The Secretary of State has said time and again when taking interventions that the Scottish Parliament has the capacity to legislate on abortion. Does my hon. Friend agree that it is a question not of whether there is capacity, but of whether or not it is desirable to have two different legislative regimes for this in Scotland and England?
Regardless of who legislates for it, we may end up with different legislative regimes on either side of the border. I am perfectly confident in the Scottish Parliament, and I take the First Minister’s word that she will not change the regulations, but that is not to say that the regulations down here might not change and we end up with abortion tourism. Nobody wants that across the United Kingdom, and my right hon. Friend, who took the Scotland Act through this place—
My right hon.

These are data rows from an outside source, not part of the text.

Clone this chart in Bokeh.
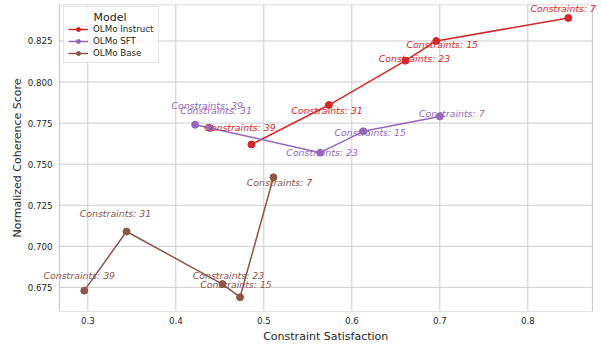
from bokeh.plotting import figure
from bokeh.models import Range1d, FixedTicker, Legend, LegendItem, Label
from bokeh.embed import file_html
from bokeh.resources import INLINE

# Constraint counts shared by all three models
constraints = [7, 15, 23, 31, 39]

instruct_x = [0.846, 0.696, 0.661, 0.574, 0.486]
instruct_y = [0.839, 0.825, 0.813, 0.786, 0.762]

sft_x = [0.700, 0.613, 0.564, 0.439, 0.422]
sft_y = [0.779, 0.770, 0.757, 0.772, 0.774]

base_x = [0.511, 0.473, 0.453, 0.344, 0.296]
base_y = [0.742, 0.669, 0.677, 0.709, 0.673]

x_ticks = [0.3, 0.4, 0.5, 0.6, 0.7, 0.8]
y_ticks = [0.675, 0.700, 0.725, 0.750, 0.775, 0.800, 0.825]

# axes box limits; the canvas frame is a little wider so that the point
# annotations near the edges can spill past the box without being clipped
X_LO, X_HI = 0.2678, 0.8735
Y_LO, Y_HI = 0.6603, 0.8472

FONT = "DejaVu Sans"
TEXT = "#262626"
GRID = "#cccccc"

# pixel nudges for the point annotations (right / up), one per constraint count
instruct_dx = [-5, 6, 9, -2, -11.5]
instruct_dy = [9, -4, 2, -5, 17]
sft_dx = [12, 7, 2, 6, 12]
sft_dy = [3, -1, 0, 18, 19]
base_dx = [6, -4, 6, -11, -5]
base_dy = [-5, 13, 9, 18, 15]

p = figure(
    width=601, height=345,
    output_backend="svg", toolbar_location=None,
    x_range=Range1d(0.24625, 0.88261), y_range=Range1d(Y_LO, Y_HI),
    min_border_left=40, min_border_right=1, min_border_top=4, min_border_bottom=32,
    background_fill_color="white", border_fill_color="white",
)
p.outline_line_color = None
p.grid.grid_line_color = None

for ax in (p.xaxis, p.yaxis):
    ax.axis_line_color = None
    ax.major_tick_line_color = None
    ax.minor_tick_line_color = None
    ax.major_tick_out = 0
    ax.major_tick_in = 0
    ax.minor_tick_out = 0
    ax.major_label_text_font = FONT
    ax.major_label_text_font_size = "8.7px"
    ax.major_label_text_color = TEXT
    ax.axis_label_text_font = FONT
    ax.axis_label_text_font_size = "11px"
    ax.axis_label_text_font_style = "normal"
    ax.axis_label_text_color = TEXT

p.xaxis.ticker = FixedTicker(ticks=x_ticks)
p.yaxis.ticker = FixedTicker(ticks=y_ticks)
p.xaxis.major_label_overrides = {t: f"{t:.1f}" for t in x_ticks}
p.yaxis.major_label_overrides = {t: f"{t:.3f}" for t in y_ticks}
p.xaxis.major_label_standoff = 5
p.yaxis.major_label_standoff = -12
# leading no-break spaces centre the title under the axes box rather than the wider frame
p.xaxis.axis_label = "\u00a0\u00a0\u00a0Constraint Satisfaction"
p.yaxis.axis_label = "Normalized Coherence Score"
p.xaxis.axis_label_standoff = 3
p.yaxis.axis_label_standoff = 1

# grid and box drawn inside the axes limits
p.segment(x0=x_ticks, x1=x_ticks, y0=Y_LO, y1=Y_HI, line_color=GRID, line_width=1)
p.segment(x0=X_LO, x1=X_HI, y0=y_ticks, y1=y_ticks, line_color=GRID, line_width=1)
p.quad(left=[X_LO], right=[X_HI], bottom=[Y_LO], top=[Y_HI],
       fill_color=None, line_color=GRID, line_width=1.25)

series = [
    ("OLMo Instruct", "#d62728", instruct_x, instruct_y, instruct_dx, instruct_dy),
    ("OLMo SFT", "#9467bd", sft_x, sft_y, sft_dx, sft_dy),
    ("OLMo Base", "#8c564b", base_x, base_y, base_dx, base_dy),
]

items = []
for name, color, xs, ys, dxs, dys in series:
    ln = p.line(xs, ys, line_color=color, line_width=1.5)
    pt = p.scatter(xs, ys, size=7, fill_color=color, line_color=color)
    for c, x, y, dx, dy in zip(constraints, xs, ys, dxs, dys):
        p.add_layout(Label(
            x=x, y=y, x_offset=dx, y_offset=dy, text=f"Constraints: {c}",
            text_font=FONT, text_font_size="9.4px", text_font_style="italic",
            text_color=color, text_align="center", text_baseline="middle",
        ))
    items.append(LegendItem(label=name, renderers=[ln, pt]))

# en/no-break spaces push the title to the middle of the legend box
legend = Legend(
    items=items, location=(23, 248), title="\u2002\u2002\u2002\u2002\u00a0Model",
    margin=0, padding=4, spacing=2, label_height=10, glyph_height=10, glyph_width=20,
    label_standoff=5, title_standoff=0,
    label_text_font=FONT, label_text_font_size="8.7px", label_text_color=TEXT,
    title_text_font=FONT, title_text_font_size="11px", title_text_font_style="normal",
    title_text_color=TEXT,
    border_line_color=GRID, border_line_width=1,
    background_fill_color="white", background_fill_alpha=0.8,
)
p.add_layout(legend)

open("out.html", "w").write(file_html(p, INLINE))
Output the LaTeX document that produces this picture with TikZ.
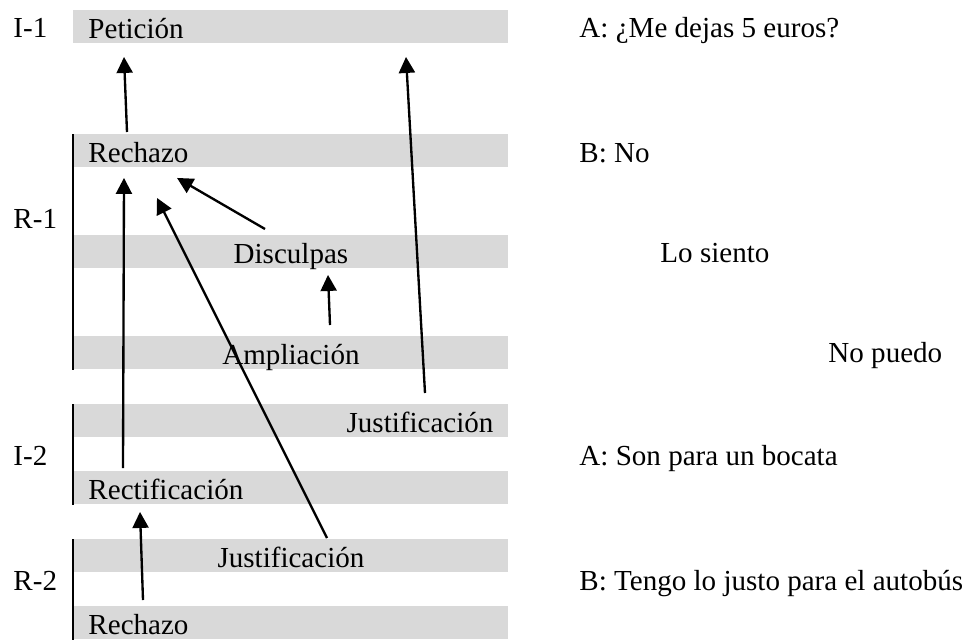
\documentclass[tikz,border=0pt]{standalone}
\usepackage{fontspec}
\setmainfont{Liberation Serif}
\usetikzlibrary{arrows.meta}

\tikzset{
  bar/.style={rectangle, fill=black!15, anchor=north west,
    minimum width=6.525cm, minimum height=0.495cm, text width=6.075cm,
    inner xsep=0.225cm, inner ysep=0pt, text height=0.415cm, text depth=0.08cm},
  lbl/.style={anchor=base west, inner sep=0pt},
  arr/.style={-{Triangle[length=0.24cm,width=0.24cm]}, line width=1pt},
  side/.style={line width=0.9pt}
}

\begin{document}
\begin{tikzpicture}[x=0.015cm, y=-0.015cm, font=\fontsize{12.4}{15}\selectfont]

\useasboundingbox (0,0) rectangle (975,639);

\node[bar, align=left](pet) at (73,10){Petición};
\node[bar, align=left](rech1) at (73,134){Rechazo};
\node[bar, align=center](disc) at (73,235){Disculpas};
\node[bar, align=center](ampl) at (73,336){Ampliación};
\node[bar, align=right](just1) at (73,404){Justificación};
\node[bar, align=left](rect) at (73,471){Rectificación};
\node[bar, align=center](just2) at (73,539){Justificación};
\node[bar, align=left](rech2) at (73,606){Rechazo};

\node[lbl](i1) at (13,37.7){I-1};
\node[lbl](r1) at (13,228){R-1};
\node[lbl](i2) at (13,465){I-2};
\node[lbl](r2) at (13,590){R-2};

\node[lbl](ta) at (579,37.7){A: ¿Me dejas 5 euros?};
\node[lbl](tb) at (579,162){B: No};
\node[lbl](tc) at (660,262){Lo siento};
\node[lbl](td) at (828,362){No puedo};
\node[lbl](te) at (579,465){A: Son para un bocata};
\node[lbl](tf) at (579,590){B: Tengo lo justo para el autobús};

\draw[side] (rech1.north west) -- (ampl.south west);
\draw[side] (just1.north west) -- (rect.south west);
\draw[side] (just2.north west) -- (rech2.south west);

\draw[arr] ([shift={(54,-2)}]rech1.north west) -- ([shift={(51,13)}]pet.south west);
\draw[arr] ([shift={(352,-11)}]just1.north west) -- ([shift={(333,13)}]pet.south west);
\draw[arr] ([shift={(50,-3)}]rect.north west) -- ([shift={(51,10)}]rech1.south west);
\draw[arr] ([shift={(254,-1)}]just2.north west) -- ([shift={(84,30)}]rech1.south west);
\draw[arr] ([shift={(192,-6)}]disc.north west) -- ([shift={(104,10)}]rech1.south west);
\draw[arr] ([shift={(257,-11)}]ampl.north west) -- ([shift={(255,6)}]disc.south west);
\draw[arr] ([shift={(70,-6)}]rech2.north west) -- ([shift={(67,7)}]rect.south west);

\end{tikzpicture}
\end{document}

Friend did not take it through this place but he was heavily involved in it, and he knows about the issues relating to abortion and the position taken.
Amendment 26 makes it explicit that, among the exceptions to reserved matters on equal opportunities, the power to set gender quotas is being devolved to the Scottish Parliament. The Labour party takes this issue very seriously, and we thank Women 50:50 for helping us with these issues. I also commend amendment 225.
We now have a welfare section in this Bill that is in line with the Smith agreement. Everyone in this Chamber should be incredibly proud of that achievement and now we must move on to the debate about how we use these powers.